原題
The Minstrel and the Dragon Pup ローズマリー・サトクリフ 著 エマ・チチェスター=クラーク 絵 猪熊葉子 訳
お勧め度★★★★☆(4・5位。とにかく心温まる絵と物語が素敵)
竜の子は母さんをちっともこいしがりませんでした。なぜなら、音楽師がいたからです。やがて音楽師の歌はすらすら生まれるようになりました。なぜなら、愛するものができたからです。
ローズマリー・サトクリフの最晩年の絵本。サトクリフの死後に出版されたものですね。
今年が辰年だからか、図書館の特集コーナーに置いてありました。
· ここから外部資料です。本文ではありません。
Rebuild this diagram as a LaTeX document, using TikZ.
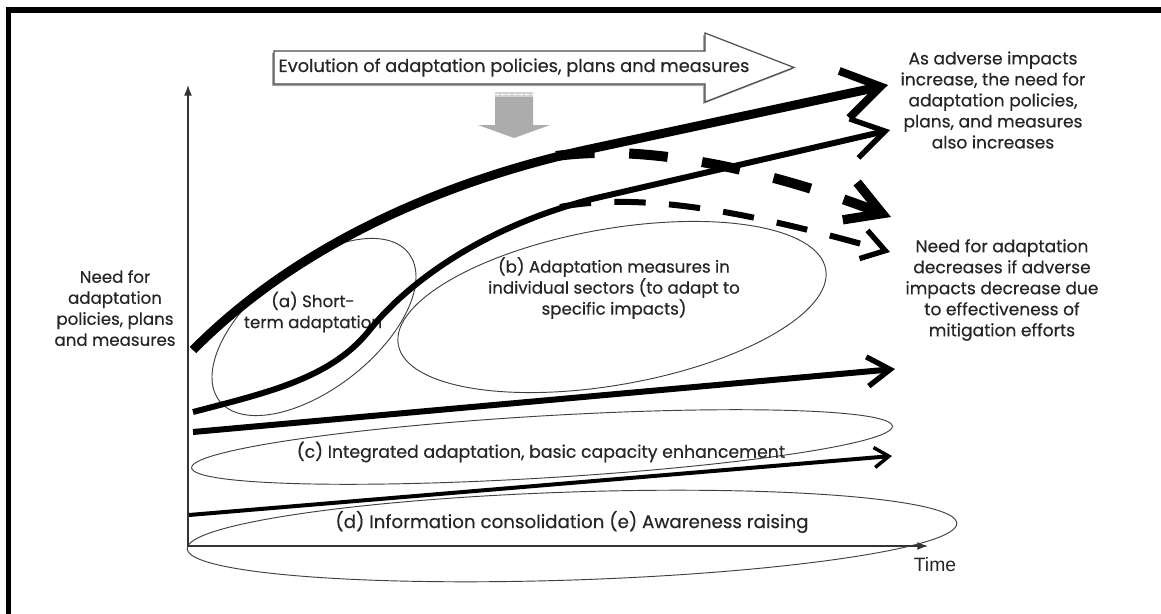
\documentclass[tikz,border=0pt]{standalone}
\usepackage{fontspec}
\setmainfont{Poppins}[FakeBold=0.4]
\newfontfamily\timefont{Liberation Sans}
\usetikzlibrary{arrows.meta}

\begin{document}
\begin{tikzpicture}[x=0.75pt,y=-0.75pt,
  txt/.style={font=\fontsize{12.5}{15.75}\selectfont, text=black!85, align=center, inner sep=0pt},
  ring/.style={draw=black!75, line width=0.7pt},
  axis/.style={draw=black!80, line width=1pt, -{Latex[length=8pt,width=6pt]}},
  trend/.style={draw=black, line cap=butt},
  hollow/.style={draw=black!70, fill=white, line width=0.9pt, line join=miter}
]
\useasboundingbox (0,0) rectangle (1161,614);
\fill[white] (0,0) rectangle (1161,614);

% outer frame (top and left edges only)
\draw[line width=4.1pt, line join=miter] (8.5,614) -- (8.5,10) -- (1161,10);

% named anchor points
\coordinate (O) at (188,546);
\coordinate (ytop) at (188,85);
\coordinate (xend) at (928,546);

% big hollow arrow with caption
\fill[black!35] (272,53) -- (703,53) -- (703,35) -- (792,69.5) -- (703,104) -- (703,86) -- (272,86) -- cycle;
\draw[hollow] (274,51) -- (705,51) -- (705,33) -- (794,67.5) -- (705,102) -- (705,84) -- (274,84) -- cycle;
\node[txt, font=\fontsize{13.35}{16}\selectfont] (evo) at (514,67.5) {Evolution of adaptation policies, plans and measures};

% grey downward arrow
\fill[gray!65] (495,92) -- (533,92) -- (533,125) -- (550,125) -- (514,138) -- (478,125) -- (495,125) -- cycle;
\fill[gray!35] (495,92) rectangle (533,97);
\draw[white, line width=0.8pt, dash pattern=on 3pt off 1.5pt] (495,94.5) -- (533,94.5);

% zone ellipses and their labels
\draw[ring, rotate around={38:(314,327)}] (314,327) ellipse [x radius=120, y radius=62];
\draw[ring, rotate around={10:(612,307)}] (612,307) ellipse [x radius=217, y radius=78];
\draw[ring, rotate around={3.4:(542,447)}] (542,447) ellipse [x radius=351, y radius=31];
\draw[ring, rotate around={1.9:(572,536)}] (572,536) ellipse [x radius=385, y radius=44];

\node[txt] (la) at (313,312) {(a) Short-\\term adaptation};
\node[txt] (lb) at (614,288) {(b) Adaptation measures in\\individual sectors (to adapt to\\specific impacts)};
\node[txt, font=\fontsize{13}{15.75}\selectfont] (lc) at (541,452) {(c) Integrated adaptation, basic capacity enhancement};
\node[txt, font=\fontsize{13.7}{15.75}\selectfont] (ld) at (572,522) {(d) Information consolidation (e) Awareness raising};

% axes
\draw[axis] (O) -- (ytop);
\draw[axis] (O) -- (xend);
\node[font=\timefont\fontsize{14.5}{16}\selectfont, text=black!85, inner sep=0pt] (time) at (935,565) {Time};
\node[txt] (ylabel) at (115,308) {Need for\\adaptation\\policies, plans\\and measures};

% side notes
\node[txt, font=\fontsize{12.8}{15.75}\selectfont] (upnote) at (993,100) {As adverse impacts\\increase, the need for\\adaptation policies,\\plans, and measures\\also increases};
\node[txt, font=\fontsize{12.8}{15.75}\selectfont] (downnote) at (1002,290) {Need for adaptation\\decreases if adverse\\impacts decrease due\\to effectiveness of\\mitigation efforts};

% trend curves
\coordinate (c1s) at (193,350);
\coordinate (c1k) at (590,149);
\coordinate (c1e) at (888,85);
\coordinate (c1d) at (891,217);
\coordinate (c2s) at (193,412);
\coordinate (c2m) at (368,332);
\coordinate (c2k) at (592,199);
\coordinate (c2e) at (890,130);
\coordinate (c2d) at (890,252);
\coordinate (l3s) at (193,432);
\coordinate (l3e) at (895,369);
\coordinate (l4s) at (189,515);
\coordinate (l4e) at (892,456);

% decreasing-need branches (dashed)
\draw[trend, line width=7.5pt, dash pattern=on 29pt off 26pt,
      -{Straight Barb[length=26pt,width=30pt,line width=7pt]}]
  (556,156) .. controls (660,142) and (790,178) .. (c1d);
\draw[trend, line width=4.5pt, dash pattern=on 23.5pt off 17.5pt,
      -{Straight Barb[length=17pt,width=22pt,line width=4pt]}]
  (560,207) .. controls (650,190) and (770,218) .. (c2d);

% increasing-need curves (solid)
\draw[trend, line width=6.75pt, -{Straight Barb[length=28pt,width=36pt,line width=6pt]}]
  (c1s) .. controls (310,232) and (470,175) .. (c1k) -- (c1e);
\draw[trend, line width=4.5pt, -{Straight Barb[length=24pt,width=30pt,line width=4pt]}]
  (c2s) .. controls (270,392) and (330,378) .. (c2m)
        .. controls (405,285) and (480,228) .. (c2k) -- (c2e);
\draw[trend, line width=4.5pt, -{Straight Barb[length=17pt,width=22pt,line width=4pt]}]
  (l3s) -- (l3e);
\draw[trend, line width=3pt, -{Straight Barb[length=11pt,width=15pt,line width=2.6pt]}]
  (l4s) -- (l4e);
\end{tikzpicture}
\end{document}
サトクリフ自体は個人的にちょっと苦手意識のあった作家さんなのですが、タイトルとイラストに惹かれて借りてきました。
ちょっとした事故から卵の時に母親と離れ離れになった竜の子は旅の音楽師に拾われ、ラッキーと名付けられて共に旅に出る事に。
しかし滞在していたとある町で、悪い人間にラッキーをさらわれてしまいます。
音楽師とラッキーは無事に再会できるのでしょうか??
というようなお話です。
サトクリフの書く小説はあまり温かみが感じられないというような印象があって(あくまで印象ですよ)あまり手に取らなかったのですが、この本にはなにより、音楽師と竜の子ラッキーの絆と愛情の温かみがありました。
なによりイラストがいいですね。それにドラゴンと音楽師という組み合わせも、本当に大好きな組み合わせです。
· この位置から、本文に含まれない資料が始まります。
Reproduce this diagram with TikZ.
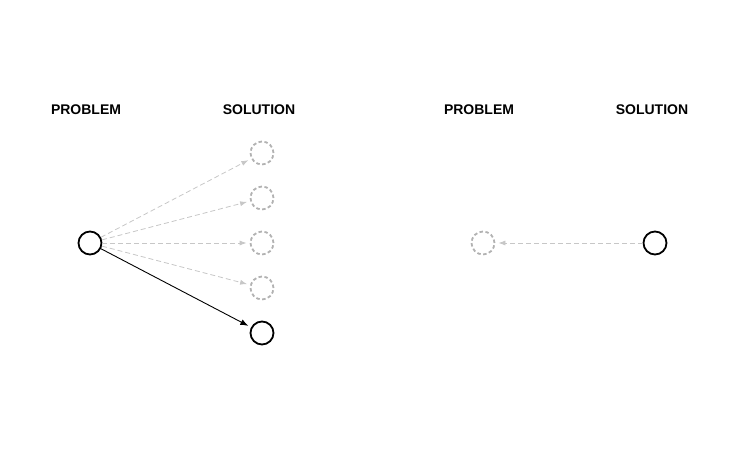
\documentclass[tikz,border=0pt]{standalone}
\usepackage{fontspec}
\setmainfont{Liberation Sans}
\usetikzlibrary{arrows.meta}
\begin{document}
\begin{tikzpicture}[x=1pt,y=-1pt,
  lbl/.style={font=\bfseries\fontsize{14}{16}\selectfont},
  solid circ/.style={circle,draw=black,line width=1.8pt,minimum size=23pt,inner sep=0pt},
  ghost/.style={circle,draw=black!30,dashed,dash pattern=on 3.5pt off 2.5pt,line width=1.8pt,minimum size=23pt,inner sep=0pt},
  garr/.style={draw=black!22,dashed,dash pattern=on 5pt off 3pt,line width=0.8pt,-{Latex[length=7pt,width=5pt]},shorten >=3pt},
  barr/.style={draw=black,line width=0.9pt,-{Latex[length=8pt,width=6pt]},shorten >=3pt}]
\useasboundingbox (0,0) rectangle (750,460);
\node[lbl] (p1) at (86,110) {PROBLEM};
\node[lbl] (s1) at (259,110) {SOLUTION};
\node[lbl] (p2) at (479,110) {PROBLEM};
\node[lbl] (s2) at (652,110) {SOLUTION};
\node[solid circ] (a) at (90,243) {};
\node[ghost] (g1) at (262,153) {};
\node[ghost] (g2) at (262,198) {};
\node[ghost] (g3) at (262,243) {};
\node[ghost] (g4) at (262,288) {};
\node[solid circ] (b) at (262,333) {};
\draw[garr] (a) -- (g1);
\draw[garr] (a) -- (g2);
\draw[garr] (a) -- (g3);
\draw[garr] (a) -- (g4);
\draw[barr] (a) -- (b);
\node[ghost] (c) at (483,243) {};
\node[solid circ] (d) at (655,243) {};
\draw[garr] (d) -- (c);
\end{tikzpicture}
\end{document}
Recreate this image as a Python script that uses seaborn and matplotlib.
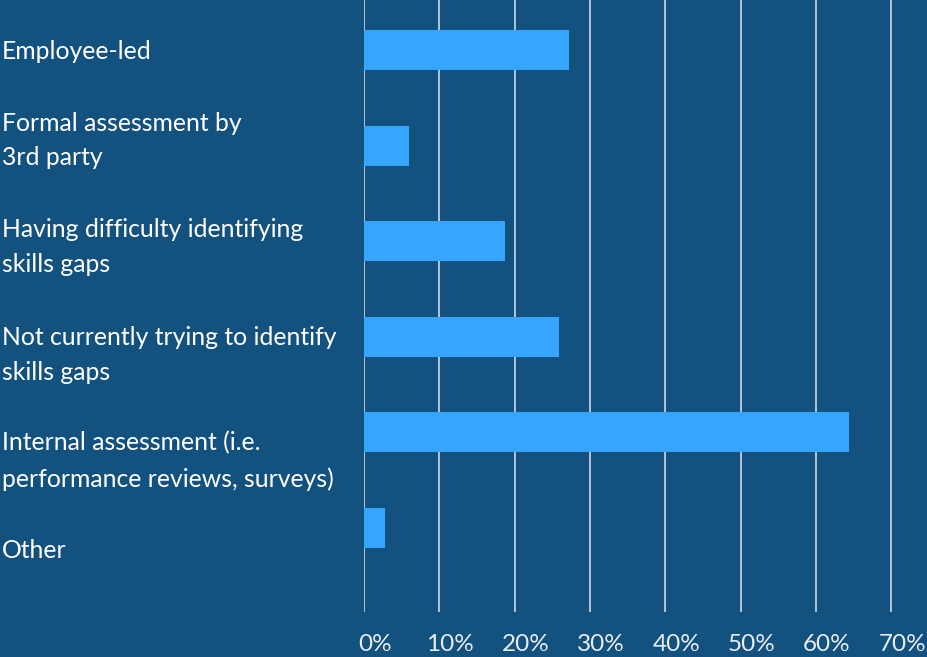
import matplotlib
matplotlib.use("Agg")
import matplotlib.pyplot as plt
import matplotlib.transforms as mtransforms
import seaborn as sns
import pandas as pd

categories = [
    "Employee-led",
    "Formal assessment by\n3rd party",
    "Having difficulty identifying\nskills gaps",
    "Not currently trying to identify\nskills gaps",
    "Internal assessment (i.e.\nperformance reviews, surveys)",
    "Other",
]
values = [27.2, 6.0, 18.7, 25.9, 64.4, 2.8]
x_ticks = [0, 10, 20, 30, 40, 50, 60, 70]
x_tick_labels = ["0%", "10%", "20%", "30%", "40%", "50%", "60%", "70%"]

# vertical placement of the category labels (layout, in category units)
label_pos = [0.0, 0.865, 1.98, 3.105, 4.215, 5.21]

BG = "#13517f"
BAR = "#36a5ff"

sns.set_theme(style="white")
plt.rcParams["font.family"] = ["Lato", "DejaVu Sans"]

df = pd.DataFrame({"category": categories, "value": values})

fig = plt.figure(figsize=(9.28, 6.57), dpi=100, facecolor=BG)
ax = fig.add_axes([364 / 928, 1 - 612 / 657, 1 - 364 / 928, 612 / 657])
ax.set_facecolor(BG)

sns.barplot(data=df, x="value", y="category", orient="h", color=BAR,
            width=0.418, saturation=1, linewidth=0, edgecolor=BAR,
            ax=ax, zorder=3)

ax.set_xlim(0, 74.9)
ax.set_ylim(5.879, -0.523)
ax.set_xticks(x_ticks)
ax.set_xticklabels(x_tick_labels)
ax.set_yticks(label_pos)
ax.set_yticklabels(categories)
ax.set_xlabel("")
ax.set_ylabel("")

for s in ax.spines.values():
    s.set_visible(False)

ax.grid(axis="x", color="white", linewidth=1.1, alpha=0.85, zorder=0)
ax.grid(axis="y", visible=False)
ax.set_axisbelow(True)

ax.tick_params(axis="x", length=0, pad=16, labelsize=17.5, labelcolor="#e8eef4")
ax.tick_params(axis="y", length=0, pad=(364 - 2) / 100 * 72, labelsize=17.8,
               labelcolor="white")

offset = mtransforms.ScaledTranslation(11 / 100, 0, fig.dpi_scale_trans)
for lab in ax.get_xticklabels():
    lab.set_transform(lab.get_transform() + offset)

for lab in ax.get_yticklabels():
    lab.set_horizontalalignment("left")
    lab.set_linespacing(1.62)

fig.savefig("out.png", dpi=100, facecolor=BG)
それにこの話に出てくるドラゴンは、全然怖くないです。サイズも小さいですし、描かれるドラゴン像からしてほのぼのするのがとても和んでしまいました。サトクリフのあたたかいまなざしを感じます。
ラッキーと音楽師の関係、愛するものがいる事の素晴らしさは、本当に素直に胸に訴えかけます。
この本はそう言った大切なことを教えてくれる絵本だと思います。
本当に何より、お話の雰囲気に絵の雰囲気がぴったりあっていて、いいなあと思います。
ラッキーと音楽師が無事に再会できるかどうかは、是非ご自分で確かめてみてくださいね。
全体的な雰囲気がなかなか、好きな一冊です。